Makalah Rakernas 2011 | 11
25. Permasalahan
Dapatkah alat bukti fotocopy yang telah dicocokkan dengan fotocopy sebagai alat
bukti yang sah? Apa dasar hukumnya?
Pemecahan Masalah.
Karena fotocopy disandarkan (dicocokan) dengan fotocopy tidak merubah status
(nilai) sebagai suatu alat bukti
26. Permasalahan
Apakah alat bukti asli perlu dinazagelen lagi ?
Pemecahan Masalah
Perlu dinazagelen terhadap surat-surat yang semula tidak dikenakan bea materai
(UU Ttg bea materai No.13 Tahun 1985 pasal 2 ayat 3)
27. Permasalahan
Bolehkah biaya panggilan mediasi dimasukkan dalam panjar biaya perkara
(voorskot)?
Pemecahan Masalah
Panggilan mediasi tidak boleh dimasukkan dalam komponen biaya perkara/voorskot
karena mediasi adalah non litigasi oleh karena itu tidak perlu dimasukkan dalam
komponen biaya perkara.
28. Permasalahan
Organisasi Advokat mengacu pada Pasal 28 ayat (1) UU.No.18 TH.2003 hanya
terdiri satu wadah Advokat,tetapi dalam praktek yang beracara di Pengadilan
ditemui lebih dari satu organisasi Advokat (PERADI,AAI,KAI dan APSI).
Pemecahan Masalah
Acuan bagi Pengadilan untuk advokat yang berpraktek di pengadilan adalah
pengambilan sumpah advokat tersebut oleh Pengadilan Tinggi (Pedomani Surat
Edaran No. 052/KMA/Hk.01/III/2011 tanggal 23 Maret 2011).
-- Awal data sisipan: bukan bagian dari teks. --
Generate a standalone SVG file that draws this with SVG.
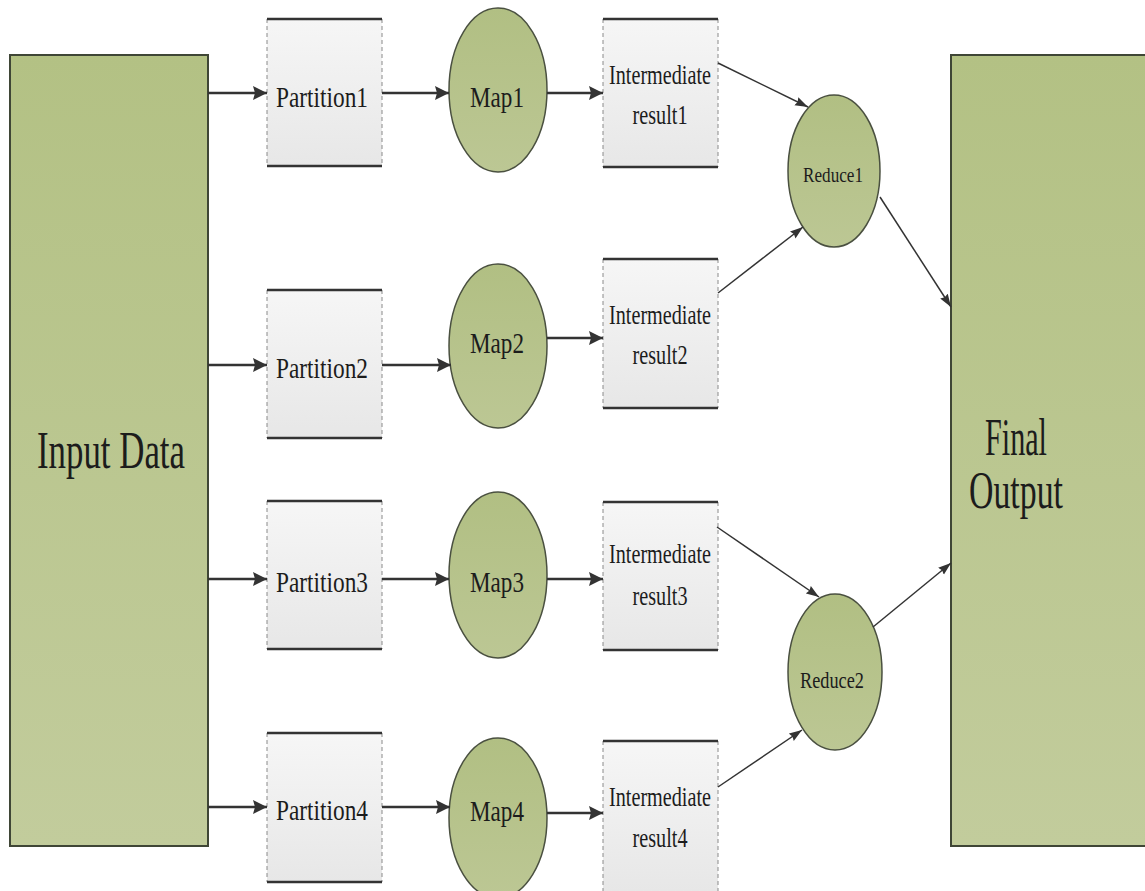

Makalah Rakernas 2011 | 12
29. Permasalahan
Proses Mediasi berdasarkan Pasal 130 HIR/ 154 R.Bg Jo.PERMA No.1 TH.2008,
setiap perkara sebelum pemeriksaan harus dimediasi, sedangkan menurut PERMA
No.1 TH.2008 juga ada perkara yang dinyatakan tidak layak dimediasi, terhadap
perkara yang tidak layak dimediasi tersebut apakah perlu disebut secara jelas dan
tegas dalam pertimbangan hukumya bahwa perkara tersebut tidak layak dimediasi.
Pemecahan Masalah
Berhasil atau tidaknya mediasi/perdamaian harus tergambar dalam putusan
(pertimbangan hukum).
30. Permasalahan
Berdasarkan Pasal 200 ayat (2) HIR /215 ayat (2)Eksekusi putusan dengan nilai
dibawah 300,- (tigaratus gulden), tidak perlu melalui Kantor Lelang Negara. Hal
tersebut sangat membantu dilingkungan Peradilan Agama.
Pemecahan Masalah
Usul ditampung.
31. Permasalahan
Ahli waris pengganti dalam satu sisi kedudukannya menggantikan ahli waris yang
meninggal dunia lebih dahulu, akan tetapi dalam satu sisi bagiaanya tidak boleh
melebihi dari bagian ahli waris yang sederajat dengan yang diganti.
Pemecahan Masalah
Tidak boleh melebihi dari bagian ahli waris yang sederajat dengan yang diganti
sesuai dengan Buku II hal. 169 huruf d).
Kelompok II
32. Permasalahan
Apabila hari sidang telah ditetapan (misalnya hari Senin tanggal 18 Juni 2011) dan
para pihak berperkara juga sudah dipanggil, tiba-tiba pada tanggal tersebut ada
pengumuman libur bersama, bagaimana cara menulisnya dalam Berita Acara
Persidangan dan bagaimana pula menghadapi para pihak berperkara yang sudah
jauh-jauh datang dan memakan biaya yang banyak ?
Makalah Rakernas 2011 | 13
Usul Pemecahan
 Diumumkan lewat papan pengumuman yang ada di Pengadilan bahwa
hari/tanggal ini libur dan tidak ada persidangan dan dibuat Penetapan
Hari Sidang yang baru.
33. Permasalahan
Penggugat dan Tergugat hadir dalam persidangan pertama dan proses mediasi
gagal. Sidang kedua dan seterusnya Penggugat tidak pernah hadir lagi.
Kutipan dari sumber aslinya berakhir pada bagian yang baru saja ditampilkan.